Review Summary: Swells and swells.3 of 4 thought this review was well written
Lee Noble’s No Becoming
is a rather concise collection of dense, swelling ambient tracks. Sometimes all of the songs’ swirling hints at something bigger and better to come, with slight increases in volume, or occasional sonic changes, but most of the time, the songs just keep on swirling ‘round and ‘round.
The album’s opener, “Cop Show,” is mostly made up of eerie synth patterns and a distant drumbeat, but certain patterns do come and go, giving the song some dynamics. Yes, it is an ambient album, so I know that dynamics aren’t exactly that
valid of a thing to complain about, but if a song begins rather timidly, or with a passage that isn’t exactly sonically pleasing, what’s the harm in a song just swelling its way to something a bit more entertaining? Coincidentally, No Becoming
answers this very question with “there’s no harm in that,” also known as “Paradise Life.” This song very smoothly layers already smooth-sounding sounds, and with occasional slight increases in volume, makes a truly entertaining piece of ambient music.
The next track, though, “Fantasy Hair,” is definitely the low point of the album’s density, and probably the low point of the whole album, too. It blends together clanging cymbals, a noisy guitar pattern, and very abrasive vocal samples with an unnerving lack of grace. More clutter is added to it by other strange background noises, an aspect of the album that affects other songs in a good way, examples being the police sirens in “Laced,” or the 8-bit-video-game-esque lazer noises in “Born Mistake.”

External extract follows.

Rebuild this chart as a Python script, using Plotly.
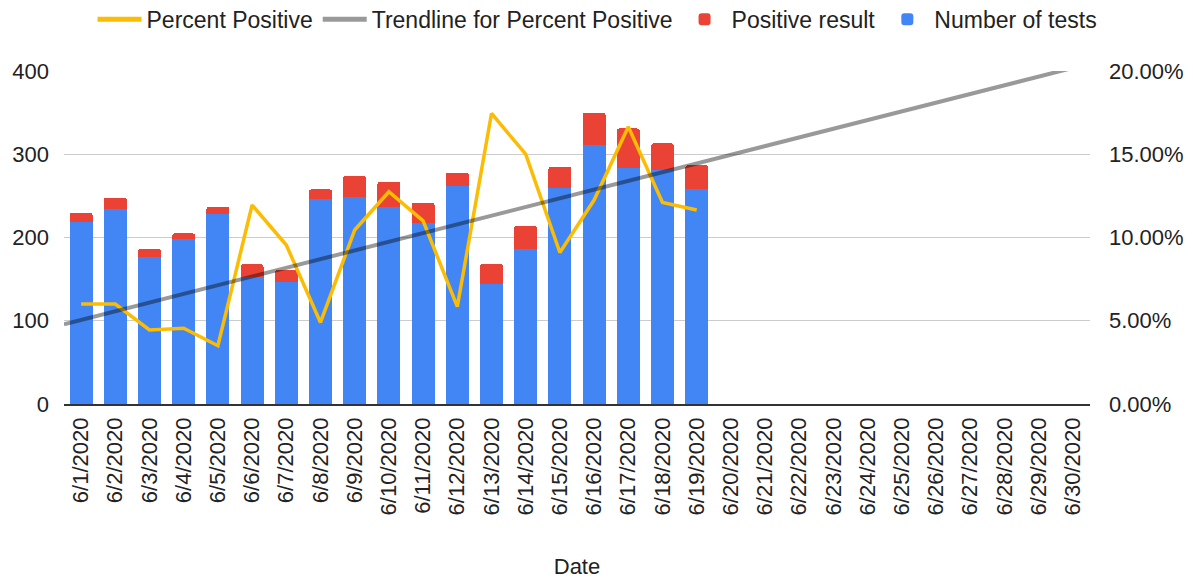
import numpy as np
import plotly.graph_objects as go

dates = [f"6/{d}/2020" for d in range(1, 31)]
tests = [219, 234, 177, 198, 228, 152, 147, 246, 249, 237, 218, 262, 144, 186, 260, 311, 283, 281, 258]
positives = [11, 14, 9, 7, 9, 16, 14, 12, 25, 30, 24, 16, 24, 28, 25, 39, 48, 32, 29]
pct_positive = [0.060, 0.060, 0.0445, 0.0455, 0.035, 0.1195, 0.0955, 0.049, 0.1045, 0.1275,
                0.110, 0.0585, 0.1745, 0.150, 0.091, 0.1225, 0.1665, 0.121, 0.1165]

left_ticks = [0, 100, 200, 300, 400]
right_ticks = [0, 0.05, 0.10, 0.15, 0.20]

n_data = len(tests)
idx = np.arange(n_data)
slope, intercept = np.polyfit(idx, pct_positive, 1)
trend_x = np.array([-0.5, len(dates) - 0.5])
trend_y = slope * trend_x + intercept

FONT = "Liberation Sans, Arial, sans-serif"
FS = 22
fig = go.Figure()

fig.add_trace(go.Bar(x=dates[:n_data], y=tests, name="Number of tests",
                     marker=dict(color="#4285F4", line=dict(width=0)), legendrank=4))
fig.add_trace(go.Bar(x=dates[:n_data], y=positives, name="Positive result",
                     marker=dict(color="#EA4335", line=dict(width=0)), legendrank=3))
fig.add_trace(go.Scatter(x=dates[:n_data], y=pct_positive, name="Percent Positive",
                         mode="lines", line=dict(color="#FBBC04", width=3.5),
                         yaxis="y2", legendrank=1))
fig.add_trace(go.Scatter(x=trend_x, y=trend_y, name="Trendline for Percent Positive",
                         mode="lines", line=dict(color="rgba(0,0,0,0.4)", width=4),
                         xaxis="x2", yaxis="y2", legendrank=2))

fig.update_layout(
    width=1185, height=571,
    margin=dict(l=56, r=103, t=63, b=175, autoexpand=False),
    paper_bgcolor="white", plot_bgcolor="white",
    font=dict(family=FONT, size=FS, color="#222222"),
    barmode="stack", bargap=0.33, barcornerradius=3,
    showlegend=True,
    legend=dict(orientation="h", x=0.52, xanchor="center", y=1.155, yanchor="middle",
                font=dict(size=23, color="#222222"), traceorder="normal",
                itemsizing="constant", itemwidth=44),
    xaxis=dict(type="category", categoryorder="array", categoryarray=dates,
               range=[-0.5, len(dates) - 0.5], tickangle=-90, automargin=False,
               showgrid=False, showline=True, linecolor="#333333", linewidth=1.5,
               ticks="", ticklabelstandoff=3,
               title=dict(text="Date", font=dict(size=FS), standoff=45)),
    xaxis2=dict(overlaying="x", range=[-0.5, len(dates) - 0.5], visible=False),
    yaxis=dict(range=[0, 400], tickvals=left_ticks, showgrid=True, gridcolor="#cccccc",
               gridwidth=1, zeroline=False, ticks="", ticklabelstandoff=14,
               automargin=False),
    yaxis2=dict(overlaying="y", side="right", range=[0, 0.2], tickvals=right_ticks,
                tickformat=".2%", showgrid=False, zeroline=False, ticks="",
                ticklabelstandoff=18, automargin=False),
)

fig.write_html("out.html")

It seems like only a few songs on No Becoming
truly know what they’re setting out to do and succeed though, the most notable ones being “Paradise Life” and “Emotive Cloak.” They’re the songs that swirl ‘round and ‘round in a place that actually sounds good; “Paradise Life” with its windy synths and guitar feedback, and “Emotive Cloak” with its pretty, and as the title suggests, emotive synth rhythms and a certain shaken percussion instrument in the background. Other songs on the album just seem to swirl around in a world of ‘meh,’ making little to no effort to become something better than they are. Which is sad, because as some of No Becoming
implies, it’s very, very possible that they could.